We reach the house, traipsing through the almost-dry mud to get there, the house almost finished, the ‘garden’ certainly not. It will be a nice house when it’s finished. Not to live in, of course, just to come and stay for a few days, marvel at the view, at the vacuum system that is central, just hoses to plug into the walls, at the shower room ‘as big as my house’, at the hob that can’t work unless you know the secret way to use it, at the huge beam, supporting the house, that wasn’t seasoned before it was used, so drips resin on the wooden floors with their grey eco-coating, at the blandness but expense of it all as if it were trying to be understated but, simply by its design, cannot be.

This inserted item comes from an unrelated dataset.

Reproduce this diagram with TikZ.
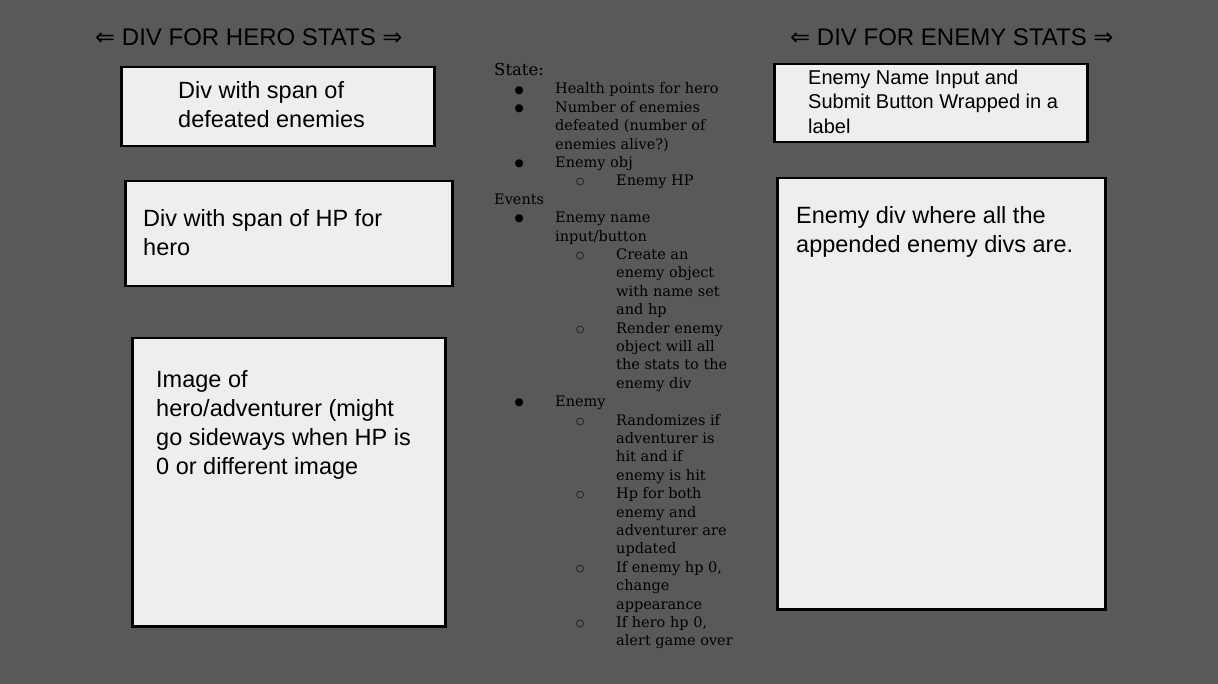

Yes, Italy, it will be lovely when it’s finished. I must come back again when everything is right.

4 thoughts on “It will be lovely when it’s finished

  1. Hi Andy –
    I saw and felt your walk – saw your skin glisten in the sun – your face changing looks as you saw and witnessed your surroundings. I saw and felt “V” too, I believe he was with you the whole time. That’s what I felt anyways.

    Love to you
    Gail
    peace

  2. I love your long posts. I can see everything, and it’s almost like poetry the way it is written. Always admired your skill at descriptive writing, always enough and never too much detail.

    And funny you mentioned blackberries. Dad went out to the forest this morning and picked a large vegetable drainer full of blackberries.

  3. Thanks TSM. I always get slightly concerned about the longer posts so it’s nice to know they’re appreciated.

    And…did you have blackberry and apple pie later?